I have about 1500 excel spreadsheet files downloaded from movescount.com - these contain heart rate data taken over a few years. I want to process these files with a bit of Python + openpyxl. The problem is that opening the excel file with openpyxl fails. Specifically it complains that a styles.xml definition is missing. Also Apple’s Numbers cannot open the file. When I open the file with MS Excel (which works) and simply save the file right away, I can open and process it with python and openpyxl just fine.

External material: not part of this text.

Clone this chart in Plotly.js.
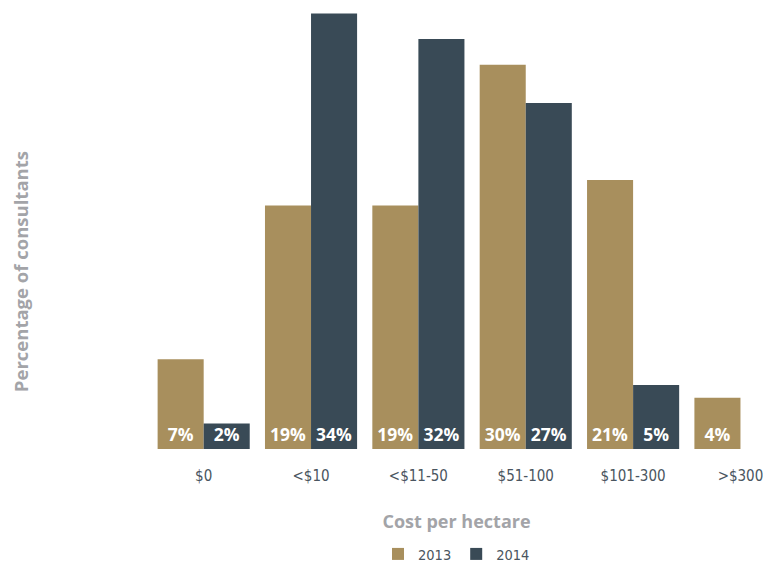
<!DOCTYPE html>
<html><head><meta charset="utf-8">
<script src="https://cdn.plot.ly/plotly-3.0.1.min.js"></script>
<style>body{margin:0;background:#fff}#c{width:763px;height:563px}</style>
</head><body><div id="c"></div>
<script>
const categories = ["$0", "<$10", "<$11-50", "$51-100", "$101-300", ">$300"];
const values2013 = [7, 19, 19, 30, 21, 4];
const values2014 = [2, 34, 32, 27, 5, null];
const seriesNames = ["2013", "2014"];
const colors = ["#a88f5d", "#394a56"];

function lbl(v){ return v.map(x => x == null ? "" : x + "%"); }

const narrow = "DejaVu Sans Condensed, Liberation Sans Narrow, sans-serif";
const common = {
  type: "bar",
  textposition: "inside",
  insidetextanchor: "start",
  textangle: 0,
  cliponaxis: false,
  textfont: {family: "Open Sans, sans-serif", size: 17.5, color: "#ffffff", weight: 700},
  hoverinfo: "none"
};
const data = [
  Object.assign({}, common, {x: categories, y: values2013, name: seriesNames[0], text: lbl(values2013), marker: {color: colors[0]}}),
  Object.assign({}, common, {x: categories, y: values2014, name: seriesNames[1], text: lbl(values2014), marker: {color: colors[1]}})
];
const layout = {
  width: 763, height: 563,
  margin: {l: 150, r: 0, t: 0, b: 114},
  barmode: "group",
  bargap: 0.142,
  bargroupgap: 0,
  uniformtext: {mode: "show", minsize: 17.5},
  paper_bgcolor: "#fff", plot_bgcolor: "#fff",
  showlegend: true,
  legend: {orientation: "h", xref: "paper", yref: "container", x: 0.5, xanchor: "center", y: 0.016, yanchor: "middle",
    font: {family: narrow, size: 14.5, color: "#4a5560"},
    itemwidth: 30, traceorder: "normal"},
  xaxis: {type: "category", range: [-0.5, 5.21], automargin: false, showline: false, showgrid: false, zeroline: false, ticks: "",
    ticklabelstandoff: 16,
    tickfont: {family: narrow, size: 15, color: "#4a5560"},
    title: {text: "Cost per hectare", standoff: 31, font: {family: "Open Sans, sans-serif", size: 18, color: "#a3a4a8", weight: 700}}},
  yaxis: {range: [0, 35.05], visible: false, showgrid: false, zeroline: false, automargin: false},
  annotations: [{text: "Percentage of consultants", xref: "paper", yref: "paper", x: -0.212, y: 0.394, xanchor: "center", yanchor: "middle",
    textangle: -90, showarrow: false, font: {family: "Open Sans, sans-serif", size: 18.5, color: "#a3a4a8", weight: 700}}]
};
Plotly.newPlot("c", data, layout, {displayModeBar: false, staticPlot: true});
</script></body></html>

Clearly, MS Excel is repairing some format issue. But I would like to avoid having to open and save the file with MS Excel - particularly because that means I need to do this on an MS Windows box. What is the best way to repair these files on the fly on my OS X machine?


Solution

  • An Excel xlsx file is a zipped archive of files. So you can write the missing file to the xlsx archive provided you have one good file to start with.

    import zipfile
    
    with zipfile.ZipFile('/path/to/goodfile.xlsx', 'r') as zgood:
        styles_xml = zgood.read('xl/styles.xml')
    
    with zipfile.ZipFile('/path/to/badfile.xlsx', 'a') as zbad:
        zbad.writestr('xl/styles.xml', styles_xml)